#### DATASET CONTENT:
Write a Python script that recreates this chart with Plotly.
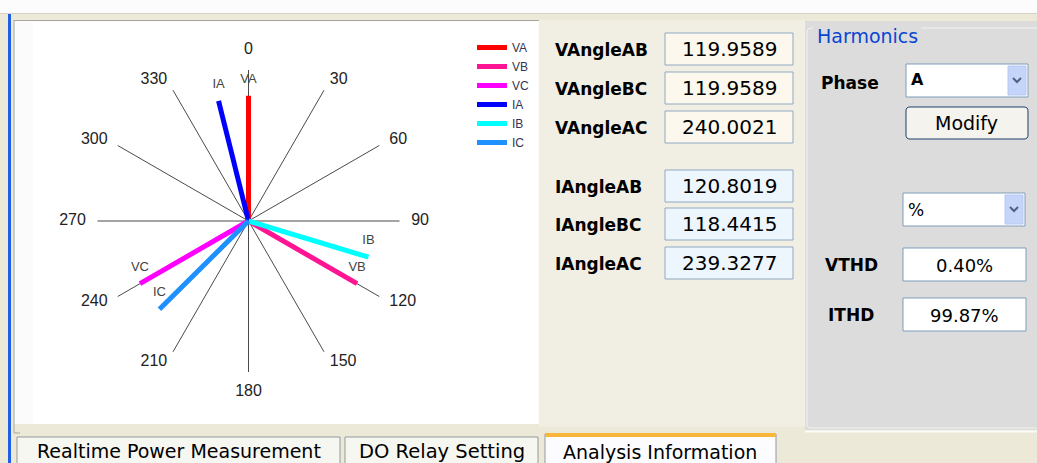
import plotly.graph_objects as go

W, H = 1037, 463

# ---------------- data ----------------
phase_names = ["VA", "VB", "VC", "IA", "IB", "IC"]
phase_angles = [0.0, 119.96, 240.0, 346.0, 106.8, 225.3]
phase_mags = [0.83, 0.83, 0.83, 0.82, 0.83, 0.83]
phase_colors = ["#FF0000", "#FF1493", "#FF00FF", "#0000FF", "#00FFFF", "#1E90FF"]

spoke_angles = [0, 30, 60, 90, 120, 150, 180, 210, 240, 270, 300, 330]
spoke_labels = ["0", "30", "60", "90", "120", "150", "180", "210", "240", "270", "300", "330"]
spoke_length = 1.0
label_radius = 1.077

v_angle_labels = ["VAngleAB", "VAngleBC", "VAngleAC"]
v_angle_values = ["119.9589", "119.9589", "240.0021"]
i_angle_labels = ["IAngleAB", "IAngleBC", "IAngleAC"]
i_angle_values = ["120.8019", "118.4415", "239.3277"]

thd_labels = ["VTHD", "ITHD"]
thd_values = ["0.40%", "99.87%"]

tab_labels = ["Realtime Power Measurement", "DO Relay Setting", "Analysis Information"]

# ---------------- helpers ----------------
def X(px):
    return px / W

def Y(py):
    return 1 - py / H

shapes = []
annotations = []

def rect(x0, y0, x1, y1, fill, line=None, lw=1):
    shapes.append(dict(type="rect", xref="paper", yref="paper",
                       x0=X(x0), x1=X(x1), y0=Y(y1), y1=Y(y0),
                       fillcolor=fill,
                       line=dict(color=line if line else fill, width=lw if line else 0),
                       layer="below"))

def hline(x0, x1, y, color, lw=1):
    shapes.append(dict(type="line", xref="paper", yref="paper",
                       x0=X(x0), x1=X(x1), y0=Y(y), y1=Y(y),
                       line=dict(color=color, width=lw), layer="below"))

def vline(x, y0, y1, color, lw=1):
    shapes.append(dict(type="line", xref="paper", yref="paper",
                       x0=X(x), x1=X(x), y0=Y(y0), y1=Y(y1),
                       line=dict(color=color, width=lw), layer="below"))

def path(pts, color, lw=1):
    d = "M " + " L ".join(f"{X(a):.5f},{Y(b):.5f}" for a, b in pts)
    shapes.append(dict(type="path", xref="paper", yref="paper", path=d,
                       line=dict(color=color, width=lw),
                       fillcolor="rgba(0,0,0,0)", layer="above"))

def rrect(x0, y0, x1, y1, r, fill, line, lw=1):
    def p(a, b):
        return f"{X(a):.5f},{Y(b):.5f}"
    d = (f"M {p(x0 + r, y0)} L {p(x1 - r, y0)} Q {p(x1, y0)} {p(x1, y0 + r)} "
         f"L {p(x1, y1 - r)} Q {p(x1, y1)} {p(x1 - r, y1)} L {p(x0 + r, y1)} "
         f"Q {p(x0, y1)} {p(x0, y1 - r)} L {p(x0, y0 + r)} Q {p(x0, y0)} {p(x0 + r, y0)} Z")
    shapes.append(dict(type="path", xref="paper", yref="paper", path=d,
                       line=dict(color=line, width=lw), fillcolor=fill, layer="below"))

def text(x, y, s, size=17, color="#000000", family="DejaVu Sans", anchor="center", bold=False):
    if bold:
        s = "<b>" + s + "</b>"
    annotations.append(dict(x=X(x), y=Y(y), xref="paper", yref="paper", text=s,
                            showarrow=False, xanchor=anchor, yanchor="middle",
                            font=dict(size=size, color=color, family=family)))

# ---------------- window chrome ----------------
rect(0, 0, W, 13, "#FCFCFC")
hline(0, W, 13.5, "#D6D3C6")
rect(0, 14, W, 20, "#ECE9D8")
rect(8, 14, 11, H, "#1F5FE6")

# chart panel
rect(14, 20, 539, 424, "#FBFBFC")
rect(33, 22, 538, 424, "#FFFFFF")
vline(14, 20, 433, "#A8A8A2")
hline(14, 539, 20.5, "#A8A8A2")
hline(14, 20, 433, "#A8A8A2")

# middle panel
rect(539, 20, 805, 427, "#F1EFE3")

for i, (lab, val) in enumerate(zip(v_angle_labels, v_angle_values)):
    y0 = [33, 72, 111][i]
    rect(665, y0, 793, y0 + 32, "#FDF8EE", "#8FA8C4")
    text(553, y0 + 17, lab, size=17, bold=True, anchor="left")
    text(729, y0 + 16, val, size=20)
for i, (lab, val) in enumerate(zip(i_angle_labels, i_angle_values)):
    y0 = [170, 208, 247][i]
    rect(665, y0, 793, y0 + 32, "#EEF6FD", "#8FA8C4")
    text(553, y0 + 17, lab, size=17, bold=True, anchor="left")
    text(729, y0 + 16, val, size=20)

# right panel (Harmonics)
rect(805, 21, W, 430, "#DCDCDC")
hline(805, W, 431.5, "#FAFAF8", 2)
rrect(807, 28, W + 5, 428, 4, "rgba(0,0,0,0)", "#F2F2EE", 1)
rect(813, 24, 921, 34, "#DCDCDC")
text(815, 36, "Harmonics", size=19, color="#0A46D5", anchor="left")

text(819, 83, "Phase", size=17, bold=True, anchor="left")
rect(906, 64, 1028, 97, "#FFFFFF", "#7F9DB9")
rect(1008, 66, 1026, 95, "#C5D5FA", "#B4C8F4")
path([(1013, 78), (1017, 82), (1021, 78)], "#4D6185", 2)
text(909, 79, "A", size=16, bold=True, anchor="left")

rrect(906, 107, 1028, 139, 4, "#F4F3EE", "#1D3E6E", 1)
text(966, 123, "Modify", size=19)

rect(903, 193, 1025, 226, "#FFFFFF", "#7F9DB9")
rect(1005, 195, 1023, 224, "#C5D5FA", "#B4C8F4")
path([(1010, 207), (1014, 211), (1018, 207)], "#4D6185", 2)
text(906, 210, "%", size=17, anchor="left")

for i, (lab, val) in enumerate(zip(thd_labels, thd_values)):
    y0 = [248, 298][i]
    rect(903, y0, 1026, y0 + 33, "#FFFFFF", "#7F9DB9")
    text(851, y0 + 17, lab, size=17, bold=True)
    text(964, y0 + 17, val, size=18)

# tabs
rect(17, 437, 340, H + 3, "#F7F7F2", "#919B9C")
rect(345, 437, 538, H + 3, "#F7F7F2", "#919B9C")
rect(545, 434, 776, H + 3, "#FCFCFE", "#919B9C")
rect(545, 433, 776, 437, "#F8B63A")
text(179, 451, tab_labels[0], size=19)
text(442, 451, tab_labels[1], size=19.5)
text(660, 452, tab_labels[2], size=19)

# ---------------- phasor diagram ----------------
fig = go.Figure()

# spokes
sp_r, sp_t = [], []
for a in spoke_angles:
    sp_r += [0, spoke_length, None]
    sp_t += [a, a, None]
fig.add_trace(go.Scatterpolar(
    r=sp_r, theta=sp_t, mode="lines", line=dict(color="#4A4A4A", width=1),
    showlegend=False, hoverinfo="skip", connectgaps=False))

for name, ang, mag, col in zip(phase_names, phase_angles, phase_mags, phase_colors):
    fig.add_trace(go.Scatterpolar(
        r=[0, mag], theta=[ang, ang], mode="lines", name=name,
        line=dict(color=col, width=5), cliponaxis=False, hoverinfo="skip"))

# phase labels at vector tips
fig.add_trace(go.Scatterpolar(
    r=phase_mags, theta=phase_angles, mode="markers+text", text=phase_names,
    textposition="top center", marker=dict(size=14, opacity=0),
    textfont=dict(size=13, color="#444444", family="Liberation Sans"),
    showlegend=False, cliponaxis=False, hoverinfo="skip"))

# spoke angle labels: aligned outward from the spoke tip
def outward(a):
    if a % 360 == 0:
        return "top center"
    if a == 180:
        return "bottom center"
    return "middle right" if a < 180 else "middle left"

fig.add_trace(go.Scatterpolar(
    r=[label_radius] * len(spoke_angles), theta=spoke_angles, mode="text", text=spoke_labels,
    textposition=[outward(a) for a in spoke_angles],
    textfont=dict(size=16, color="#222222", family="Liberation Sans"),
    showlegend=False, cliponaxis=False, hoverinfo="skip"))

cx, cy, R1 = 248.5, 221, 151   # centre and pixel length of a unit spoke
rmax = 1.17
Rd = R1 * rmax
fig.update_layout(
    width=W, height=H,
    margin=dict(l=0, r=0, t=0, b=0),
    paper_bgcolor="#ECE9D8",
    plot_bgcolor="rgba(0,0,0,0)",
    shapes=shapes,
    annotations=annotations,
    polar=dict(
        domain=dict(x=[X(cx - Rd), X(cx + Rd)], y=[Y(cy + Rd), Y(cy - Rd)]),
        bgcolor="rgba(0,0,0,0)",
        hole=0,
        radialaxis=dict(range=[0, rmax], visible=False, showgrid=False),
        angularaxis=dict(direction="clockwise", rotation=90, showgrid=False,
                         showline=False, ticks="", showticklabels=False),
    ),
    showlegend=True,
    legend=dict(x=X(472), y=Y(33), xanchor="left", yanchor="top",
                bgcolor="rgba(0,0,0,0)", tracegroupgap=0,
                font=dict(size=12, color="#333355", family="Liberation Sans"),
                itemwidth=30),
)

fig.write_html("out.html", config={"displayModeBar": False},
               post_script="document.body.style.margin='0px';")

#### WHAT IS NEEDED:
Skip the pictures and restate exactly the lines from the beginning of the listing to the line with "label_radius = 1.077", that line included.

#### ANSWER FOR THE TASK:
Write a Python script that recreates this chart with Plotly.
import plotly.graph_objects as go

W, H = 1037, 463

# ---------------- data ----------------
phase_names = ["VA", "VB", "VC", "IA", "IB", "IC"]
phase_angles = [0.0, 119.96, 240.0, 346.0, 106.8, 225.3]
phase_mags = [0.83, 0.83, 0.83, 0.82, 0.83, 0.83]
phase_colors = ["#FF0000", "#FF1493", "#FF00FF", "#0000FF", "#00FFFF", "#1E90FF"]

spoke_angles = [0, 30, 60, 90, 120, 150, 180, 210, 240, 270, 300, 330]
spoke_labels = ["0", "30", "60", "90", "120", "150", "180", "210", "240", "270", "300", "330"]
spoke_length = 1.0
label_radius = 1.077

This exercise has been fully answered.